In February, the UK government announced that it had reduced the public sector property estate by over 300,000 square metres delivering savings of £176 million in the last financial year, according to the latest State of the Estate report from the Cabinet Office. Speaking at the 2017 Government Property Conference, Minister for the Constitution Chris Skidmore announced that since 2010, rationalisation of the estate has reduced its size by a quarter, delivering over £1 billion in running costs. The sale of surplus properties, including Admiralty Arch (pictured) and the Old War Office, resulted in a further £1 billion in capital receipts in 2015-16 – a notable step towards the pledge to deliver £5 billion in receipts by 2020. The report shows that vacant space within the central government estate now only represents 1.4 percent – well below the average in the private sector of 8.9 percent.
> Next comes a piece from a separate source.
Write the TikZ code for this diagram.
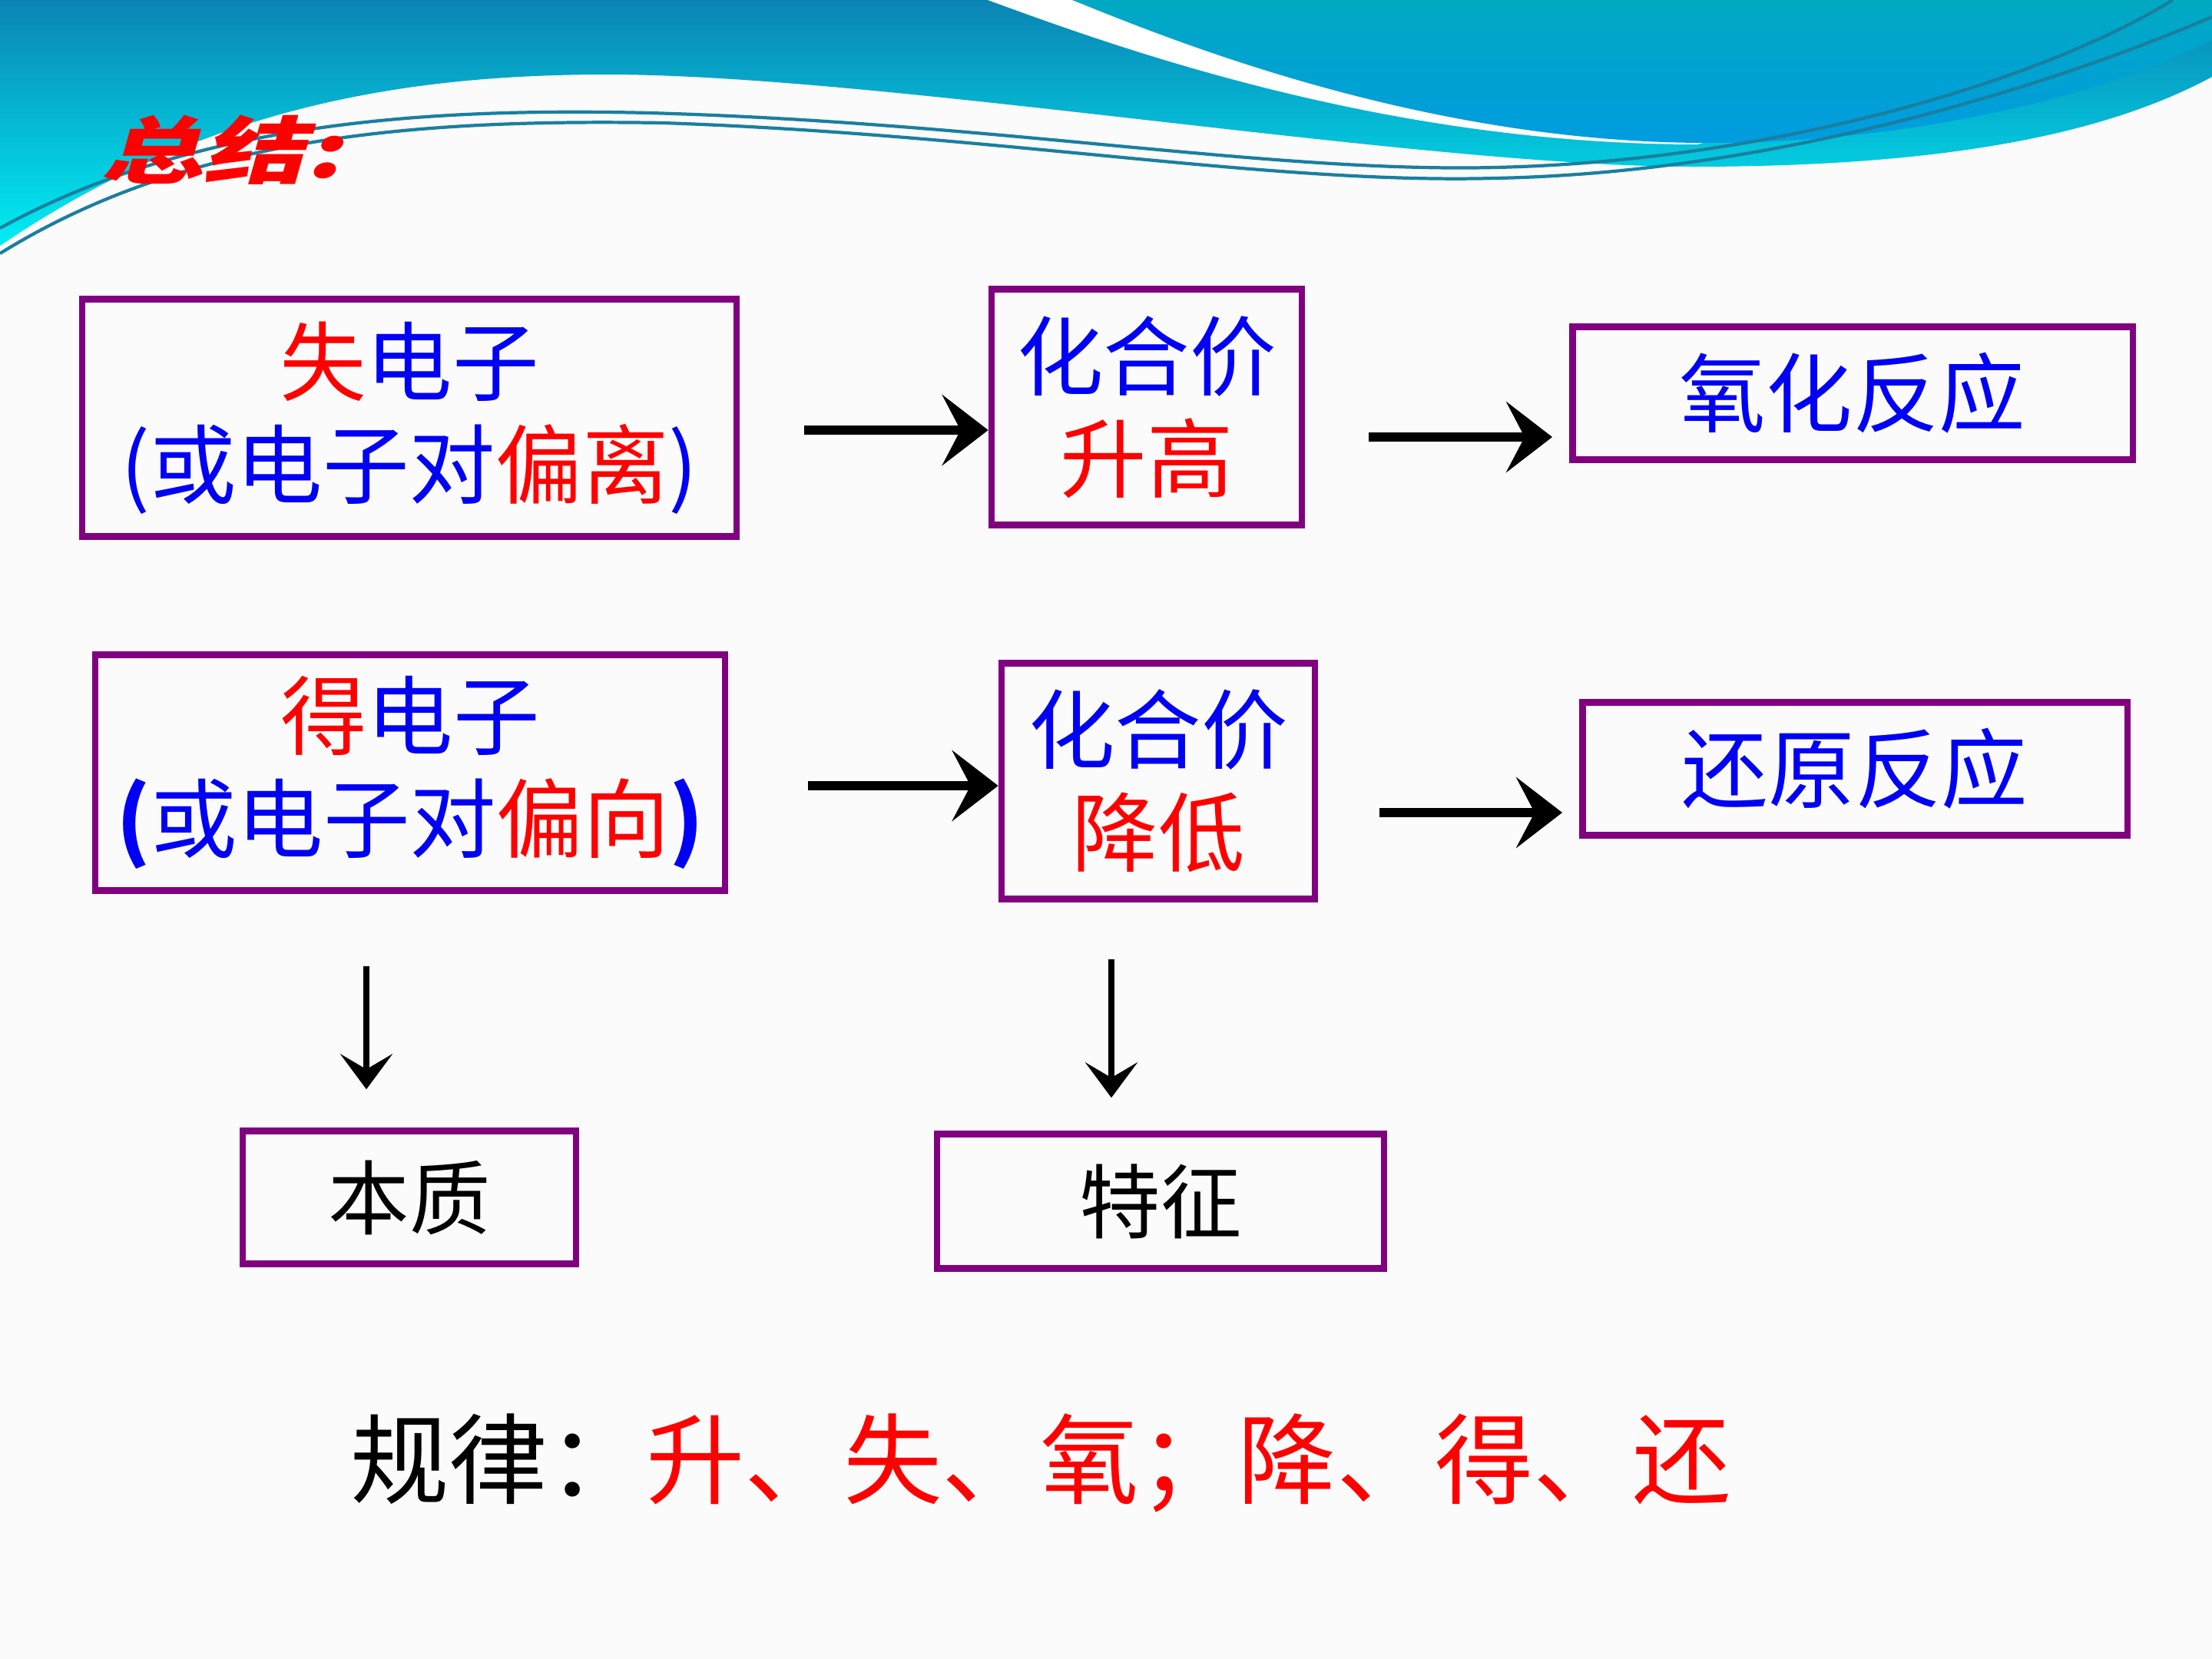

This is not just about divestment. Last year, the business standards company BSI working with the Cabinet Office launched a new code of practice on Smart Working. The Smart Working Code of Practice, BSI Publicly Available Specification (PAS3000) has been designed to support organisations in implementing smart working principles. The Cabinet Office sponsors it on behalf of the Smart Working Charter Steering Group of industry, academia, institutions and other public sector bodies. According to the Cabinet Office, the code brings together best practice from across the world and across disciplines and will enable organisations to move from principles to standards and benchmark themselves against high performers in smart working. At the launch, the organisers also announced the second annual The Way We Work (TW3) Awards, a Civil Service programme recognising government teams that have created smarter ways of working.
Smart working principles are defined in the new standard as those that ‘acknowledge that technology and flexible working patterns are changing the way we work for the better. They are creating modern workplaces that support more flexibility and collaboration to give staff with a better work/life balance. This, in turn, results in greater productivity and efficiencies for the employer.’
In some ways such new approaches will lead the public sector to catch up with what has been happening in the private sector for some time. The past few years have seen many changes in the way firms design and manage their workplace, which have meant that each person typically has significantly less space allocated to them personally but with a greater choice of spaces from which to work depending on what they are doing and with whom they are working.
This approach not only helps the organisation to cut down on its property costs it also helps to ensure that what is a comparatively fixed asset – the building – to create a flexible working environment that can serve more and more people without feeling cramped and, in the case of the public sector, even absorb whole departments.
It is at this level that the elephant (or smaller beast) becomes most nimble. Office design is the best way of ensuring that the building is able to meet the constantly changing needs of the people who work there as well as facilitating change and growth for the business itself.